## DO THIS
Images are not part of the copy; transcribe all the data exactly.

━━ SOURCE DATA ━━

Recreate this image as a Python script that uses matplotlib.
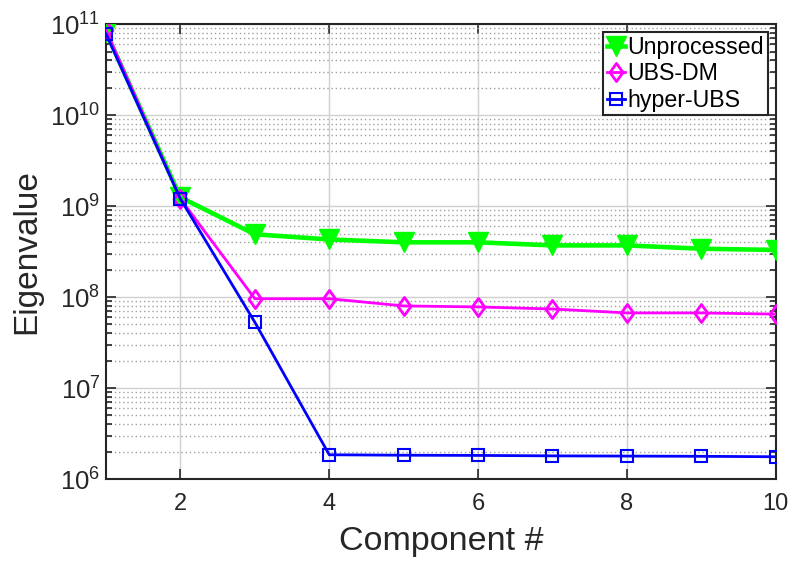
import matplotlib
matplotlib.use("Agg")
import matplotlib.pyplot as plt
from matplotlib.path import Path
from matplotlib.ticker import LogLocator, NullFormatter, FixedLocator

plt.rcParams['font.family'] = ['Liberation Sans', 'DejaVu Sans']
plt.rcParams['mathtext.fontset'] = 'custom'
plt.rcParams['mathtext.rm'] = 'Liberation Sans'
plt.rcParams['mathtext.it'] = 'Liberation Sans'

components = [1, 2, 3, 4, 5, 6, 7, 8, 9, 10]
unprocessed = [8.2e10, 1.25e9, 4.9e8, 4.3e8, 4.0e8, 4.0e8, 3.7e8, 3.7e8, 3.4e8, 3.3e8]
ubs_dm = [8.6e10, 1.2e9, 9.6e7, 9.6e7, 8.0e7, 7.8e7, 7.4e7, 6.7e7, 6.7e7, 6.5e7]
hyper_ubs = [7.8e10, 1.2e9, 5.3e7, 1.85e6, 1.83e6, 1.82e6, 1.8e6, 1.79e6, 1.78e6, 1.76e6]

x_ticks = [2, 4, 6, 8, 10]

# wide diamond marker
diamond = Path([(0, 1), (0.72, 0), (0, -1), (-0.72, 0), (0, 1)],
               [Path.MOVETO, Path.LINETO, Path.LINETO, Path.LINETO, Path.CLOSEPOLY])

fig = plt.figure(figsize=(7.94, 5.61), dpi=100)
ax = fig.add_axes([0.1335, 0.146, 0.8435, 0.811])

ax.plot(components, unprocessed, color='#00ff00', lw=3.3, marker='v',
        markersize=14, markerfacecolor='#00ff00', markeredgewidth=1,
        label='Unprocessed', zorder=3)
ax.plot(components, ubs_dm, color='#ff00ff', lw=2, marker=diamond,
        markersize=13, markerfacecolor='none', markeredgewidth=2,
        label='UBS-DM', zorder=4)
ax.plot(components, hyper_ubs, color='#0000ff', lw=2, marker='s',
        markersize=8, markerfacecolor='none', markeredgewidth=1.5,
        label='hyper-UBS', zorder=5)

ax.set_yscale('log')
ax.set_xlim(1, 10)
ax.set_ylim(1e6, 1e11)
ax.xaxis.set_major_locator(FixedLocator(x_ticks))
ax.yaxis.set_major_locator(LogLocator(base=10, numticks=20))
ax.yaxis.set_minor_locator(LogLocator(base=10, subs=range(2, 10), numticks=20))
ax.yaxis.set_minor_formatter(NullFormatter())

ax.grid(True, which='major', axis='both', color='#d0d0d0', lw=1.0, ls='-')
ax.grid(True, which='minor', axis='y', color='#a0a0a0', lw=1.0, ls=(0, (1, 2)))
ax.set_axisbelow(True)

ax.tick_params(which='both', direction='in', top=True, right=True,
               width=1.2, colors='#262626')
ax.tick_params(which='major', length=7)
ax.tick_params(which='minor', length=4)
ax.tick_params(axis='x', which='major', pad=10, labelsize=17)
ax.tick_params(axis='y', which='major', pad=4, labelsize=18.5)
for sp in ax.spines.values():
    sp.set_linewidth(1.5)
    sp.set_color('#262626')

ax.set_xlabel('Component #', fontsize=24.5, labelpad=8, color='#262626')
ax.set_ylabel('Eigenvalue', fontsize=24, labelpad=6, color='#262626')

leg = ax.legend(loc='upper right', fontsize=16.7, frameon=True, fancybox=False,
                edgecolor='#262626', framealpha=1, handlelength=0.8,
                handletextpad=0.1, borderpad=0.15, labelspacing=0.15,
                borderaxespad=0.35)
leg.get_frame().set_linewidth(1.5)

fig.savefig('out.png', dpi=100)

━━━

## TASK OUTPUT
Recreate this image as a Python script that uses matplotlib.
import matplotlib
matplotlib.use("Agg")
import matplotlib.pyplot as plt
from matplotlib.path import Path
from matplotlib.ticker import LogLocator, NullFormatter, FixedLocator

plt.rcParams['font.family'] = ['Liberation Sans', 'DejaVu Sans']
plt.rcParams['mathtext.fontset'] = 'custom'
plt.rcParams['mathtext.rm'] = 'Liberation Sans'
plt.rcParams['mathtext.it'] = 'Liberation Sans'

components = [1, 2, 3, 4, 5, 6, 7, 8, 9, 10]
unprocessed = [8.2e10, 1.25e9, 4.9e8, 4.3e8, 4.0e8, 4.0e8, 3.7e8, 3.7e8, 3.4e8, 3.3e8]
ubs_dm = [8.6e10, 1.2e9, 9.6e7, 9.6e7, 8.0e7, 7.8e7, 7.4e7, 6.7e7, 6.7e7, 6.5e7]
hyper_ubs = [7.8e10, 1.2e9, 5.3e7, 1.85e6, 1.83e6, 1.82e6, 1.8e6, 1.79e6, 1.78e6, 1.76e6]

x_ticks = [2, 4, 6, 8, 10]

# wide diamond marker
diamond = Path([(0, 1), (0.72, 0), (0, -1), (-0.72, 0), (0, 1)],
               [Path.MOVETO, Path.LINETO, Path.LINETO, Path.LINETO, Path.CLOSEPOLY])

fig = plt.figure(figsize=(7.94, 5.61), dpi=100)
ax = fig.add_axes([0.1335, 0.146, 0.8435, 0.811])

ax.plot(components, unprocessed, color='#00ff00', lw=3.3, marker='v',
        markersize=14, markerfacecolor='#00ff00', markeredgewidth=1,
        label='Unprocessed', zorder=3)
ax.plot(components, ubs_dm, color='#ff00ff', lw=2, marker=diamond,
        markersize=13, markerfacecolor='none', markeredgewidth=2,
        label='UBS-DM', zorder=4)
ax.plot(components, hyper_ubs, color='#0000ff', lw=2, marker='s',
        markersize=8, markerfacecolor='none', markeredgewidth=1.5,
        label='hyper-UBS', zorder=5)

ax.set_yscale('log')
ax.set_xlim(1, 10)
ax.set_ylim(1e6, 1e11)
ax.xaxis.set_major_locator(FixedLocator(x_ticks))
ax.yaxis.set_major_locator(LogLocator(base=10, numticks=20))
ax.yaxis.set_minor_locator(LogLocator(base=10, subs=range(2, 10), numticks=20))
ax.yaxis.set_minor_formatter(NullFormatter())

ax.grid(True, which='major', axis='both', color='#d0d0d0', lw=1.0, ls='-')
ax.grid(True, which='minor', axis='y', color='#a0a0a0', lw=1.0, ls=(0, (1, 2)))
ax.set_axisbelow(True)

ax.tick_params(which='both', direction='in', top=True, right=True,
               width=1.2, colors='#262626')
ax.tick_params(which='major', length=7)
ax.tick_params(which='minor', length=4)
ax.tick_params(axis='x', which='major', pad=10, labelsize=17)
ax.tick_params(axis='y', which='major', pad=4, labelsize=18.5)
for sp in ax.spines.values():
    sp.set_linewidth(1.5)
    sp.set_color('#262626')

ax.set_xlabel('Component #', fontsize=24.5, labelpad=8, color='#262626')
ax.set_ylabel('Eigenvalue', fontsize=24, labelpad=6, color='#262626')

leg = ax.legend(loc='upper right', fontsize=16.7, frameon=True, fancybox=False,
                edgecolor='#262626', framealpha=1, handlelength=0.8,
                handletextpad=0.1, borderpad=0.15, labelspacing=0.15,
                borderaxespad=0.35)
leg.get_frame().set_linewidth(1.5)

fig.savefig('out.png', dpi=100)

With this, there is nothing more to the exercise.